**Objective**
Repeat all of the data precisely.

::::::::::

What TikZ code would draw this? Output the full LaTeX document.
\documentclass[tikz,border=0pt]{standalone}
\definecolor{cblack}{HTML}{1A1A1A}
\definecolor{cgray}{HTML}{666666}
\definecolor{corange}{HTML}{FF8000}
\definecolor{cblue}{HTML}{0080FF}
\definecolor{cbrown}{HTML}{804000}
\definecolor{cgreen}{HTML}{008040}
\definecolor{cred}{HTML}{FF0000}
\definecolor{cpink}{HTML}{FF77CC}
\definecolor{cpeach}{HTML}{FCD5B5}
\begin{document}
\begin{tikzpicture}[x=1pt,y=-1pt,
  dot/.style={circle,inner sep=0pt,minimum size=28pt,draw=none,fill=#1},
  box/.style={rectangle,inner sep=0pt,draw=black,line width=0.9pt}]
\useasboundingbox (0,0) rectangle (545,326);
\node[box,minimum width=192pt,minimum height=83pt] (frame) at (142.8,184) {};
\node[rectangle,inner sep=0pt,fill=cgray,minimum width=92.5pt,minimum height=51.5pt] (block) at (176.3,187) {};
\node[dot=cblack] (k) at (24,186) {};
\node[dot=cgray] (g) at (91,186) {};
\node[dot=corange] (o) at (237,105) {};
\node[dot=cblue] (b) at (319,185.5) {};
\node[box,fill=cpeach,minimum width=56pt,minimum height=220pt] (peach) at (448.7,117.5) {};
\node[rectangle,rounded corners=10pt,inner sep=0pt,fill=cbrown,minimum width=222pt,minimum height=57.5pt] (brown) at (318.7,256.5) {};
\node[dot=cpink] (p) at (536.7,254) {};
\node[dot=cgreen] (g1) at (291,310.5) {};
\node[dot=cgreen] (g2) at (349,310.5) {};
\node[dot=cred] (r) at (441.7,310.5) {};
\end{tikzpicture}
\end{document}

::::::::::

**Problem solution**
What TikZ code would draw this? Output the full LaTeX document.
\documentclass[tikz,border=0pt]{standalone}
\definecolor{cblack}{HTML}{1A1A1A}
\definecolor{cgray}{HTML}{666666}
\definecolor{corange}{HTML}{FF8000}
\definecolor{cblue}{HTML}{0080FF}
\definecolor{cbrown}{HTML}{804000}
\definecolor{cgreen}{HTML}{008040}
\definecolor{cred}{HTML}{FF0000}
\definecolor{cpink}{HTML}{FF77CC}
\definecolor{cpeach}{HTML}{FCD5B5}
\begin{document}
\begin{tikzpicture}[x=1pt,y=-1pt,
  dot/.style={circle,inner sep=0pt,minimum size=28pt,draw=none,fill=#1},
  box/.style={rectangle,inner sep=0pt,draw=black,line width=0.9pt}]
\useasboundingbox (0,0) rectangle (545,326);
\node[box,minimum width=192pt,minimum height=83pt] (frame) at (142.8,184) {};
\node[rectangle,inner sep=0pt,fill=cgray,minimum width=92.5pt,minimum height=51.5pt] (block) at (176.3,187) {};
\node[dot=cblack] (k) at (24,186) {};
\node[dot=cgray] (g) at (91,186) {};
\node[dot=corange] (o) at (237,105) {};
\node[dot=cblue] (b) at (319,185.5) {};
\node[box,fill=cpeach,minimum width=56pt,minimum height=220pt] (peach) at (448.7,117.5) {};
\node[rectangle,rounded corners=10pt,inner sep=0pt,fill=cbrown,minimum width=222pt,minimum height=57.5pt] (brown) at (318.7,256.5) {};
\node[dot=cpink] (p) at (536.7,254) {};
\node[dot=cgreen] (g1) at (291,310.5) {};
\node[dot=cgreen] (g2) at (349,310.5) {};
\node[dot=cred] (r) at (441.7,310.5) {};
\end{tikzpicture}
\end{document}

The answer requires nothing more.